The administration is ignoring how media plays a central role in democracy by facilitating information sharing, remaining independent from the state and honoring the freedom of speech. Transparency is critical in a society in which information does and should flow freely. The government and its representatives, including the president, should be held accountable by the electorate, and the only way this can be done is by an efficient news network.
It is not necessary for any president to be in accord with the media as long as he respects its independence and refrains from actively boycotting a certain news channel or banning major broadcasters and newspapers from press briefings.
The media has, at times, been harsh on Trump. We can all remember his roasting by former President Barack Obama at the White House Correspondents’ dinner last year, mocking the type of change he would bring to the White House if elected. Some would argue Trump was treated more harshly by the media than any other candidate in the Republican race, during which many Americans viewed him as a joke candidate for a long time.
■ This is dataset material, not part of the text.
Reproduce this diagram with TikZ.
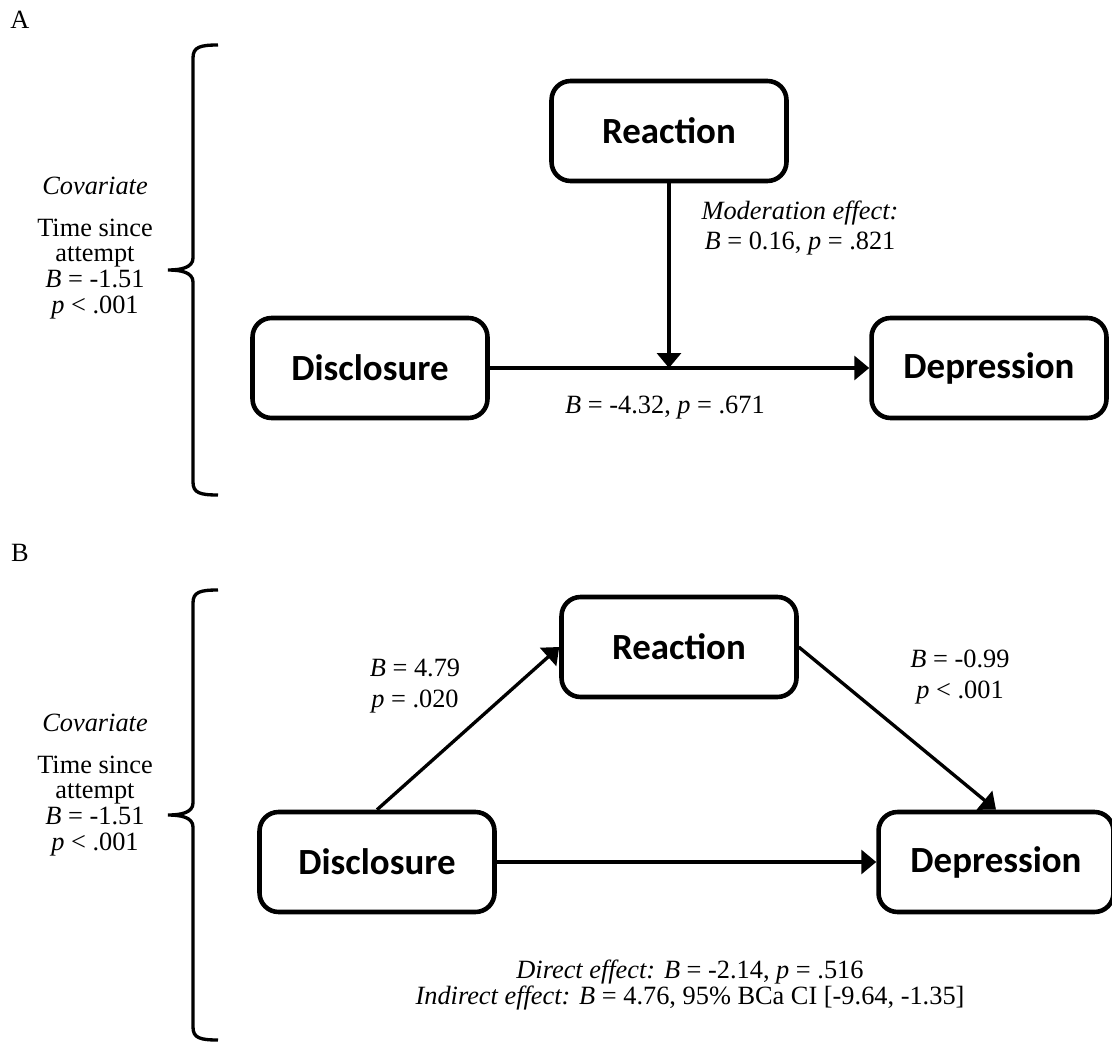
\documentclass[tikz,border=0pt]{standalone}
\usepackage{fontspec}
\setmainfont{Liberation Serif}
\newfontfamily\boxfont{Carlito}
\usetikzlibrary{positioning,arrows.meta}

\begin{document}
\begin{tikzpicture}[x=0.02cm,y=-0.02cm,
          every node/.style={font=\fontsize{15}{14.6}\selectfont},
          box/.style={draw, line width=2.6pt, rounded corners=0.38cm,
            minimum width=4.7cm, minimum height=2cm,
            font=\boxfont\bfseries\fontsize{21}{24}\selectfont},
          ar/.style={-{Triangle[length=0.3cm,width=0.48cm]},line width=1.9pt},
          brc/.style={line width=1.9pt}]
        \useasboundingbox (0,0) rectangle (1112,1044);
        % panel A: moderation
        \node (labA) at (20,20) {A};
        \node[box] (reactA) at (669,131) {Reaction};
        \node[box] (discA) at (370,368) {Disclosure};
        \node[box] (depA) at (989,368) {Depression};
        \node[align=center] (covA) at (95,248)
        {\textit{Covariate}\\[9pt]
          Time since\\ attempt\\ \textit{B} = -1.51\\ \textit{p} < .001};
        \draw[brc] (218,45) .. controls (200,45) and (193,47) .. (193,58)
          -- (193,258) .. controls (193,268) and (180,270) .. (168,270)
          .. controls (180,270) and (193,272) .. (193,282)
          -- (193,482) .. controls (193,493) and (200,495) .. (218,495);
        \draw[ar] (discA) -- (depA);
        \draw[ar] (reactA) -- (reactA.south |- discA.east);
        \node[align=center] (modA) at (800,228)
        {\textit{Moderation effect:}\\[3pt] \textit{B} = 0.16, \textit{p} = .821};
        \node (pathA) at (665,408) {\textit{B} = -4.32, \textit{p} = .671};
        % panel B: mediation
        \node (labB) at (20,553) {B};
        \node[box] (reactB) at (679,647) {Reaction};
        \node[box] (discB) at (377,862) {Disclosure};
        \node[box] (depB) at (996,862) {Depression};
        \node[align=center] (covB) at (95,785)
        {\textit{Covariate}\\[9pt]
          Time since\\ attempt\\ \textit{B} = -1.51\\ \textit{p} < .001};
        \draw[brc,shift={(0,545)}] (218,45) .. controls (200,45) and (193,47) .. (193,58)
          -- (193,258) .. controls (193,268) and (180,270) .. (168,270)
          .. controls (180,270) and (193,272) .. (193,282)
          -- (193,482) .. controls (193,493) and (200,495) .. (218,495);
        \draw[ar] (discB.north) -- (reactB.west);
        \draw[ar] (reactB.east) -- (depB.north);
        \draw[ar] (discB) -- (depB);
        \node[align=center] (labAB) at (415,686) {\textit{B} = 4.79\\[3pt] \textit{p} = .020};
        \node[align=center] (labBC) at (960,677) {\textit{B} = -0.99\\[3pt] \textit{p} < .001};
        \node[align=center] (effB) at (690,985)
        {\textit{Direct effect: B} = -2.14, \textit{p} = .516\\
          \textit{Indirect effect: B} = 4.76, 95\% BCa CI [-9.64, -1.35]};
      \end{tikzpicture}
\end{document}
Now, as he holds the highest status in the U.S. government and the world, he does not seem to have forgotten the media’s mockery during his campaign. Ironically, the fact the media covered Trump more than any other candidate might have given him the traction he needed for him to win the presidency.
The fact that last Friday, BBC, CNN, BuzzFeed and The New York Times were among media groups barred from an off-camera informl briefing held by White House Press Secretary Sean Spicer is a troubling trend. The media will and always has criticized the government as a means of holding it accountable, and by immediately dismissing negative reports as “fake news,” Trump is undermining the legitimacy of the news media.
Countries that traditionally favor strict censorship of the media, including Mynamar, North Korea, Turkmenistan and Libya, ultimately veered toward a complete lack of freedom of speech. For instance, in Russia, journalists criticizing the Kremlin are either imprisoned on trumped-up charges, smeared in the news media or, with increasing frequency, killed. These might be extreme examples, but they ultimately highlight just how important it is to have independent news outlets.
Free speech is a bipartisan issue, and it is in the interests of both Democrats and Republicans to ensure a free and secure media to contribute to a functioning democratic society. Trump has a long term to serve, and the news outlets have many more stories to report.
Martha Petrocheilos is a student at the Law Center. MILLENNIAL’S CORNER appears every other Tuesday.